2. Kids learn by doing, even when they fail (especially when they fail)
On a playground in the middle of Berlin, I noticed something – I was the only parent hovering over my child. The tall, steel slide didn’t look safe, and I was afraid he would fall without my guidance. Behind him were other similarly aged children except their parents were relaxing on the park bench. I felt very American with my helicopter parenting that day. That night, my husband explained something to me. German parents believe that an important part of learning is fierce independence. A child will learn not to do something by trying and failing. And it’s important that parents let them experience this. American parenting is about preventing consequences by preventing the action, while German parenting is about learning about the consequences by experiencing the action. This can be deeply uncomfortable for me, but I’ve grown to love the fostering of independence. It’s definitely challenged me to let my kids try, fail, and learn before immediately jumping in.

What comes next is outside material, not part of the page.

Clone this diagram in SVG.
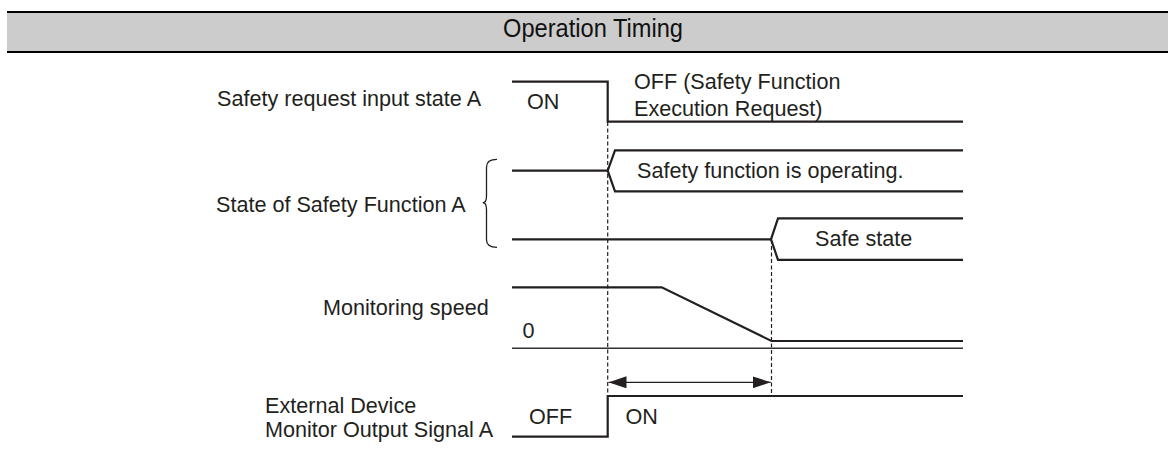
<svg xmlns="http://www.w3.org/2000/svg" width="1168" height="464" viewBox="0 0 1168 464">
<style>
text{font-family:"Liberation Sans",Arial,sans-serif;font-size:21.6px;fill:#231f20}
.sig{fill:none;stroke:#231f20;stroke-width:2.2;stroke-linejoin:miter}
.dash{fill:none;stroke:#231f20;stroke-width:1.2;stroke-dasharray:4 2.5}
.thin{fill:none;stroke:#231f20;stroke-width:1.3}
</style>
<defs>
<marker id="ah" viewBox="0 0 18 12" refX="18" refY="6" markerWidth="18" markerHeight="12" markerUnits="userSpaceOnUse" orient="auto-start-reverse">
<path d="M0,0 L18,6 L0,12 Z" fill="#231f20"/>
</marker>
</defs>
<rect width="1168" height="464" fill="#fff"/>
<g id="header">
<rect x="7" y="13" width="1161" height="38" fill="#cccccc"/>
<rect x="7" y="11" width="1161" height="2" fill="#000"/>
<rect x="7" y="51" width="1161" height="2" fill="#000"/>
<text x="503" y="37" style="font-size:25px;fill:#111" textLength="180" lengthAdjust="spacingAndGlyphs">Operation Timing</text>
</g>
<g id="row-request">
<text x="217" y="106">Safety request input state A</text>
<path class="sig" d="M512,81.7 H607.7 V121.7 H963"/>
<text x="527" y="109.3">ON</text>
<text x="634" y="89.3">OFF (Safety Function</text>
<text x="634" y="116">Execution Request)</text>
</g>
<g id="row-state">
<text x="216" y="211.7">State of Safety Function A</text>
<path class="thin" d="M497,159.3 Q486.5,159.3 486.5,167 L486.5,196 Q486.5,202.7 482.7,202.7 Q486.5,202.7 486.5,209.5 L486.5,240 Q486.5,247.3 497,247.3"/>
<path class="sig" d="M512,170.7 H607.7"/>
<path class="sig" d="M963,150.3 H615 L607.7,170.7 L615,191.3 H963"/>
<text x="637" y="178.3">Safety function is operating.</text>
<path class="sig" d="M512,239.3 H771"/>
<path class="sig" d="M963,218.3 H778 L771,239.3 L778,259.8 H963"/>
<text x="815" y="245.7">Safe state</text>
</g>
<g id="row-speed">
<text x="323" y="315">Monitoring speed</text>
<text x="522.5" y="338.3">0</text>
<path class="sig" d="M512,287.3 H661.7 L771.5,341 H963"/>
<path d="M512,348.3 H963" fill="none" stroke="#333" stroke-width="1.4"/>
</g>
<g id="row-output">
<text x="265" y="412.7">External Device</text>
<text x="265" y="437.3">Monitor Output Signal A</text>
<path class="sig" d="M512,436.7 H607.7 V396 H963"/>
<text x="529" y="423.5">OFF</text>
<text x="625.5" y="423.5">ON</text>
</g>
<g id="connectors">
<path class="dash" d="M607.7,122 V396"/>
<path class="dash" d="M771.5,239.5 V396"/>
<path d="M608.5,382.3 H770.7" fill="none" stroke="#231f20" stroke-width="1.3" marker-start="url(#ah)" marker-end="url(#ah)"/>
</g>
</svg>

3. Underschedule kids and let them be bored
There’s a tendency in our culture to pack every weekday full of activities. I am guilty of this myself. After all, we want our kids to experience a variety of activities to find something they love. In Germany, the opposite is expected. It’s very typical for most kids to have very limited extracurricular activities, usually focusing on one particular area instead of many. German parents believe that kids should learn to entertain themselves and that it’s hard to do when every inch of their day is packed to the brim. I love this approach, and as hard as it can feel to practice, this is one parenting tenet I hope to embrace.